>> BEGIN MATERIAL

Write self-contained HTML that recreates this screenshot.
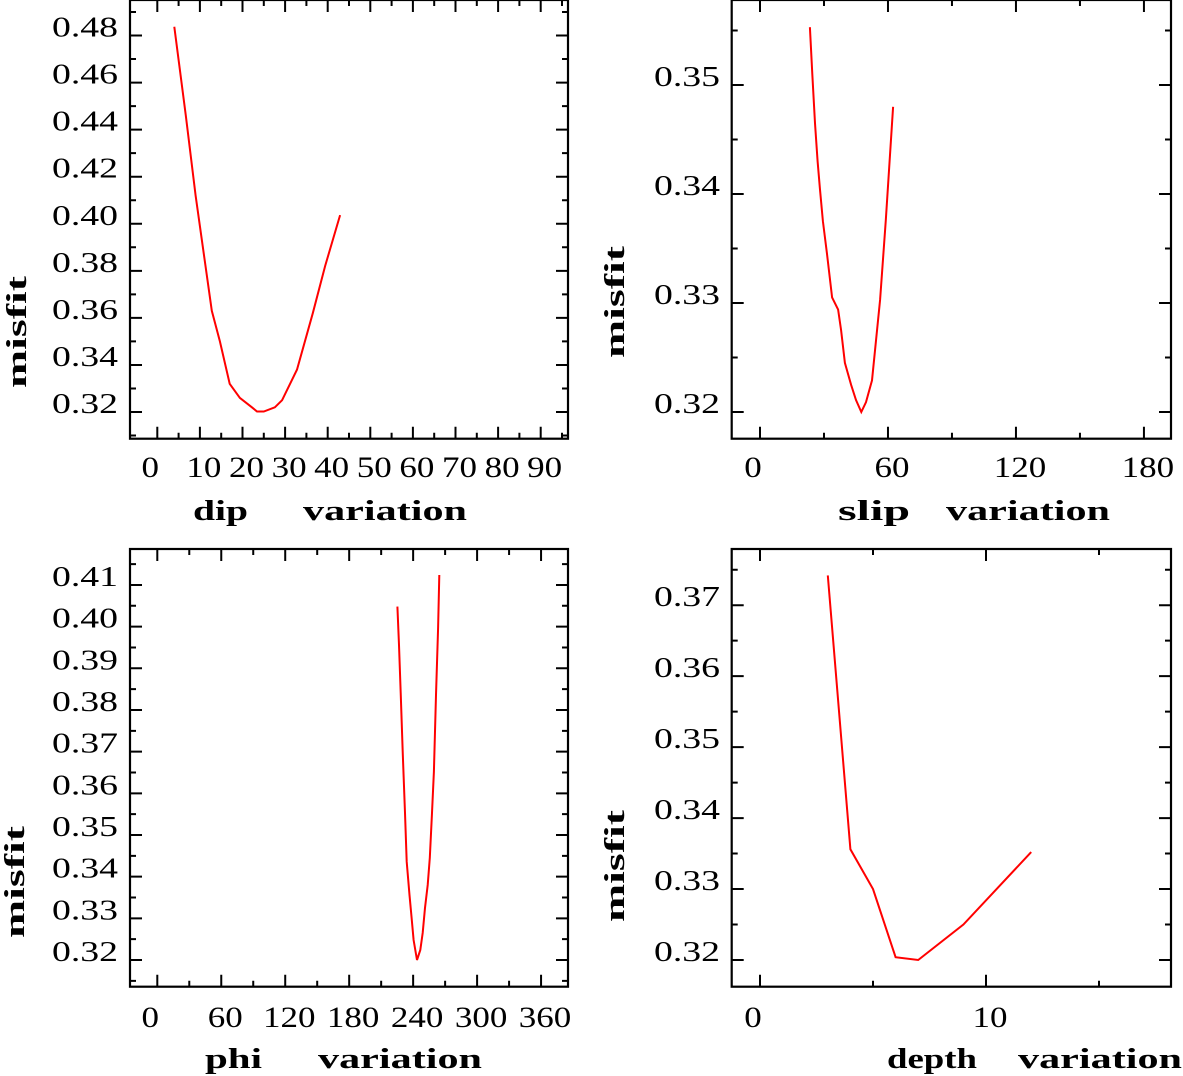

>> END MATERIAL
>> BEGIN MATERIAL

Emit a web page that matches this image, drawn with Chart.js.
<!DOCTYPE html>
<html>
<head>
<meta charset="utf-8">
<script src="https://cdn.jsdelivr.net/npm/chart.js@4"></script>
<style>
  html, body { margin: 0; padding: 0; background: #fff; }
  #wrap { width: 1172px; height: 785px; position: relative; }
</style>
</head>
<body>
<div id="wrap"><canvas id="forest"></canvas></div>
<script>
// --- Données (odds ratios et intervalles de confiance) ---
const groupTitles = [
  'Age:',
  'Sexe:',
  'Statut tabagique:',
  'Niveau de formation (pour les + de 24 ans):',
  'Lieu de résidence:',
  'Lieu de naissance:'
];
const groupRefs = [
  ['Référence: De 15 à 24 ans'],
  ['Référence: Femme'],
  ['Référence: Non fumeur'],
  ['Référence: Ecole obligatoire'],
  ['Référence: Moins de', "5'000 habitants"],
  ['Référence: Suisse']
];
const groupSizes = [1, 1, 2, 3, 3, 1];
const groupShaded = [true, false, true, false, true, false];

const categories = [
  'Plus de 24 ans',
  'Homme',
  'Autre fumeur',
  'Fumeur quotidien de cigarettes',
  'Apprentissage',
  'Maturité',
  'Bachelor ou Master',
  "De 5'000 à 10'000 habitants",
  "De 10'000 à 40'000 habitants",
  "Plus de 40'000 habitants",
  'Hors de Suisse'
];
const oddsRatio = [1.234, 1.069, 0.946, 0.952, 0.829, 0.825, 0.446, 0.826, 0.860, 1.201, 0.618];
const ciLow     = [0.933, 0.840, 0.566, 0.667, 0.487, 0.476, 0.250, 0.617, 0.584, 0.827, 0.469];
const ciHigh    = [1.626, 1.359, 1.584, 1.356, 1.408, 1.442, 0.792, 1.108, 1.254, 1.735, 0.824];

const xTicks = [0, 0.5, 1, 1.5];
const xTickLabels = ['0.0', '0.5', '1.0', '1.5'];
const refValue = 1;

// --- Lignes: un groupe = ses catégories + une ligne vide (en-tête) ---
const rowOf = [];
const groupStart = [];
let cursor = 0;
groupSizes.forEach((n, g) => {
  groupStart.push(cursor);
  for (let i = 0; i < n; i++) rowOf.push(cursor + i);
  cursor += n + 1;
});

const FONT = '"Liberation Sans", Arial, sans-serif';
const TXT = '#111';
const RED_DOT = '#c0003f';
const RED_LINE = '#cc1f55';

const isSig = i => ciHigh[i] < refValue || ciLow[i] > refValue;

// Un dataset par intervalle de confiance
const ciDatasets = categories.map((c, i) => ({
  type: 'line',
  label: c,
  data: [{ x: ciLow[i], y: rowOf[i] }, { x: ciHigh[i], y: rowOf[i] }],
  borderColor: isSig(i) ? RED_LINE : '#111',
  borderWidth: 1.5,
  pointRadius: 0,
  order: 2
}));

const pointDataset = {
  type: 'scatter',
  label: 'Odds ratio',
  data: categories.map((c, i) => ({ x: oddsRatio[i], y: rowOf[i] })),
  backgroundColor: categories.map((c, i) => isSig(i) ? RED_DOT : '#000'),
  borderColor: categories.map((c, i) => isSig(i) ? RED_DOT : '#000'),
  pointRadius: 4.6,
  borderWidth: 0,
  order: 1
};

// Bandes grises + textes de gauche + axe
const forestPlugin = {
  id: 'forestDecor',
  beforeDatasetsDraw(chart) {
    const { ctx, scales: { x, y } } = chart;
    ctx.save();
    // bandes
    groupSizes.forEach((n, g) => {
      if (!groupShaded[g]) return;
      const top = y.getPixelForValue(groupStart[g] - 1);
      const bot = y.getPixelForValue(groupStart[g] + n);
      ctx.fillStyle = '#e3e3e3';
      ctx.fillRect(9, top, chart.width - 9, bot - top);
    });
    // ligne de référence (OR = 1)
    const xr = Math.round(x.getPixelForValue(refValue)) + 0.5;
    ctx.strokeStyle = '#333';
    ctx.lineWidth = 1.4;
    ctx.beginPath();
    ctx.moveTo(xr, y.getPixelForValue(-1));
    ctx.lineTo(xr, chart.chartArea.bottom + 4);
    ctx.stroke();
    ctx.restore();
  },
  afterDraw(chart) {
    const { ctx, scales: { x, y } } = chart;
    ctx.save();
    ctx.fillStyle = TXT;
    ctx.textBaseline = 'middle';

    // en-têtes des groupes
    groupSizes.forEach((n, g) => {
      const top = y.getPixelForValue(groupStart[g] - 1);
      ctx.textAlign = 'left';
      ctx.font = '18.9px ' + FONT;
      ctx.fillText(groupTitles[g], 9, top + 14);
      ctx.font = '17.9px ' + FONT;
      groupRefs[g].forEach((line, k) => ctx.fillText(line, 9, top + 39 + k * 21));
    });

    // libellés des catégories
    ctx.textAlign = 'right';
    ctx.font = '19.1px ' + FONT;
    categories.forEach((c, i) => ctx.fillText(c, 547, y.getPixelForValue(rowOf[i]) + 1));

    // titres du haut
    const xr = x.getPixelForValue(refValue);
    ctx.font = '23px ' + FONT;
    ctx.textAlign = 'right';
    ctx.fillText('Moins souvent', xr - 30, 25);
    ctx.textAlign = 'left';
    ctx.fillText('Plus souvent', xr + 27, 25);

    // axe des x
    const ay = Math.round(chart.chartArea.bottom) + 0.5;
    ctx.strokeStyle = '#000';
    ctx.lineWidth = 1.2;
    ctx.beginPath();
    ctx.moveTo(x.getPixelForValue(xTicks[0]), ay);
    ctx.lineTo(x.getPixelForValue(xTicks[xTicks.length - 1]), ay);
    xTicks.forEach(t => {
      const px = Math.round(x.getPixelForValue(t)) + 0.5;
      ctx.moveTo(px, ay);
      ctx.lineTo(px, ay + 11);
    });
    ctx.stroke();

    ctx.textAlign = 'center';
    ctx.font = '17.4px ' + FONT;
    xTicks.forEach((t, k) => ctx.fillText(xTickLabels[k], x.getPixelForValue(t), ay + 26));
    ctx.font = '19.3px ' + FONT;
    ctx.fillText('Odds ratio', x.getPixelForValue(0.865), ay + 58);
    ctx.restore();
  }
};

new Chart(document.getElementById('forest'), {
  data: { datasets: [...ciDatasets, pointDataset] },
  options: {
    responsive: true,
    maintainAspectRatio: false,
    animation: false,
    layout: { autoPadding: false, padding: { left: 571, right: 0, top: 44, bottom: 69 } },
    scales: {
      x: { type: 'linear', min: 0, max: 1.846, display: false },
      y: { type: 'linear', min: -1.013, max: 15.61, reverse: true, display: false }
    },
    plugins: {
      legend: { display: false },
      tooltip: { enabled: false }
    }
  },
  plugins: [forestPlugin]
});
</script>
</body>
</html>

>> END MATERIAL
>> BEGIN MATERIAL

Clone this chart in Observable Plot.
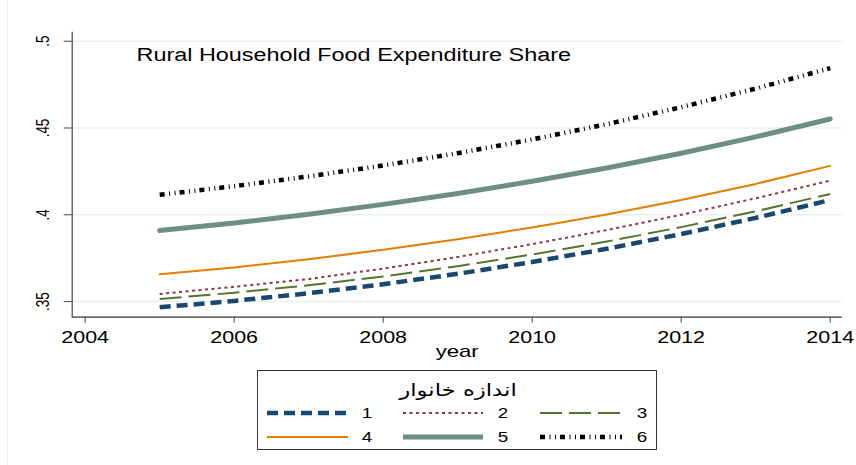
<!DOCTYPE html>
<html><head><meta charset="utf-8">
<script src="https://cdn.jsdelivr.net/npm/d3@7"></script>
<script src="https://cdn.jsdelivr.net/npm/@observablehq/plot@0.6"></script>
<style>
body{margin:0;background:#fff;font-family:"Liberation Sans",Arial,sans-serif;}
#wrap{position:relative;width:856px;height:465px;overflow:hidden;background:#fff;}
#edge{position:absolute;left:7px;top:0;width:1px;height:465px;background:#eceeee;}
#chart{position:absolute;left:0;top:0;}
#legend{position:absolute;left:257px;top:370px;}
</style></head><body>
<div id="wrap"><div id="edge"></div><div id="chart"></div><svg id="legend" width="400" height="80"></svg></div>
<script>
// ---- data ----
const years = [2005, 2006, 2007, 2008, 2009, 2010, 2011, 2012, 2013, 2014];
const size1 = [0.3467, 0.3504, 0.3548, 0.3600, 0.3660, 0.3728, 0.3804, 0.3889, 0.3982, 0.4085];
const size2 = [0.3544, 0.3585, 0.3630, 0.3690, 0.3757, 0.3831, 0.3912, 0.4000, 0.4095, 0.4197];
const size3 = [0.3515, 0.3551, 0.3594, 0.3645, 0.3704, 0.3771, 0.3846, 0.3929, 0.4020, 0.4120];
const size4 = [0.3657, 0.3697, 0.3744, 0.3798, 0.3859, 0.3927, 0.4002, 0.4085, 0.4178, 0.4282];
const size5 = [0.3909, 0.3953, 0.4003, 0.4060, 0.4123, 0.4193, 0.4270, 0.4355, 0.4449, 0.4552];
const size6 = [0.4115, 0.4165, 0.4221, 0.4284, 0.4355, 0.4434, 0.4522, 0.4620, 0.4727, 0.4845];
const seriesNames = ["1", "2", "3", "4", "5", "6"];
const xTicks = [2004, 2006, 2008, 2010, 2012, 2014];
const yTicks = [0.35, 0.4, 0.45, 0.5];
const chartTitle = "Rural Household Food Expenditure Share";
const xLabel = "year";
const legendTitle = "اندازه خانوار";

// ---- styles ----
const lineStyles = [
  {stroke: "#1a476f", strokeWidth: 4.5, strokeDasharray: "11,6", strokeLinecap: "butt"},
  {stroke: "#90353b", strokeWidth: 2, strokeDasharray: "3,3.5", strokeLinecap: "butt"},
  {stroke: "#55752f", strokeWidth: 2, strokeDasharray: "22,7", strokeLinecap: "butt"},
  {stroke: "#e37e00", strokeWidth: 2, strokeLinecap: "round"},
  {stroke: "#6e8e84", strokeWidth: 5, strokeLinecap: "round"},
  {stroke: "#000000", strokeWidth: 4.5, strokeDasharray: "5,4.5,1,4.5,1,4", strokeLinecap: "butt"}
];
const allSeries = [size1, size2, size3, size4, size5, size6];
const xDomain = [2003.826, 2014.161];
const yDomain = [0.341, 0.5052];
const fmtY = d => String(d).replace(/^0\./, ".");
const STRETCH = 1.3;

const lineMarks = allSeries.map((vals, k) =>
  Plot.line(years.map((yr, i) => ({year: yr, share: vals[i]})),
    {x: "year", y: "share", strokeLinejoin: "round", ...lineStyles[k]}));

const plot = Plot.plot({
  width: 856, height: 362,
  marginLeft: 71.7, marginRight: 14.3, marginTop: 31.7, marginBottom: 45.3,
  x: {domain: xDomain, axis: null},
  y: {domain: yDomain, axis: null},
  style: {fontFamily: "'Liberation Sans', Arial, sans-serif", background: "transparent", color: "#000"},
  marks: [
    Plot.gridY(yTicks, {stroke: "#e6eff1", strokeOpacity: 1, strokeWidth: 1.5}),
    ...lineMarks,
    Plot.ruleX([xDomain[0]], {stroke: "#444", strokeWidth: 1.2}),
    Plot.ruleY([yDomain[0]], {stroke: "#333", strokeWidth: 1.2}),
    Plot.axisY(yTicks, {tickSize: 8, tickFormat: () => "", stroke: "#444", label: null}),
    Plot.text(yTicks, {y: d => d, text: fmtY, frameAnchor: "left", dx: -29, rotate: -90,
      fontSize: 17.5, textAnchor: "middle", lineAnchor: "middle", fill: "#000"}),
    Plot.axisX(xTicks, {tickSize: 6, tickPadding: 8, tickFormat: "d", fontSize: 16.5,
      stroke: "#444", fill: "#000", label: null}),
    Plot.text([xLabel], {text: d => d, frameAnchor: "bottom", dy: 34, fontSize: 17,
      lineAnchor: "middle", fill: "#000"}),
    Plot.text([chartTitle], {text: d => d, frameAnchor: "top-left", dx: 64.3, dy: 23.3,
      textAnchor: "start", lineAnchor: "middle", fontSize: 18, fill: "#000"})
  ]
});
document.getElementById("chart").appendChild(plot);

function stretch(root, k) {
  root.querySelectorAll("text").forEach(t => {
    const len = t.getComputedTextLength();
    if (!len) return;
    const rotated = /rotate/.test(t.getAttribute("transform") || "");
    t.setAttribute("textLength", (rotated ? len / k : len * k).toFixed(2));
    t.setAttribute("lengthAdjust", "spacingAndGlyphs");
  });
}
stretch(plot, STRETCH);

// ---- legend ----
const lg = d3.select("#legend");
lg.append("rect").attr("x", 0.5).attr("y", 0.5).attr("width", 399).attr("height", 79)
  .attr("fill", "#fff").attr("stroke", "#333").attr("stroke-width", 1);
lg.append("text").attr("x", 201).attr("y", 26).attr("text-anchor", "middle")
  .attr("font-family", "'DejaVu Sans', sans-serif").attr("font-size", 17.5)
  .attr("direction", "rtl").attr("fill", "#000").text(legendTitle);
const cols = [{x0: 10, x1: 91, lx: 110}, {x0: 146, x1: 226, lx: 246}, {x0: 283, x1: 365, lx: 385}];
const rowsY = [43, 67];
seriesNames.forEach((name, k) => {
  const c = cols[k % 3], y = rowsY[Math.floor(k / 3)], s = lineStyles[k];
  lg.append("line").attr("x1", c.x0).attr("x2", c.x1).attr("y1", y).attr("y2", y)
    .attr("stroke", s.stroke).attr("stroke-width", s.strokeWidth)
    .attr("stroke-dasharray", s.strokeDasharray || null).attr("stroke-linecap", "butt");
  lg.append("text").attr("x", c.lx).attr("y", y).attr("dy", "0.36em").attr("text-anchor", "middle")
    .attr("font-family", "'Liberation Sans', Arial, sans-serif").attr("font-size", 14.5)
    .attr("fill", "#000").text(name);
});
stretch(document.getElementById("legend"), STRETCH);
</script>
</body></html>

>> END MATERIAL

PROBLEM STATEMENT.
Search the records for the string "that" and return every line in which it occurs.

SOLUTION TO THE EXERCISE.
Write self-contained HTML that recreates this screenshot.
Emit a web page that matches this image, drawn with Chart.js.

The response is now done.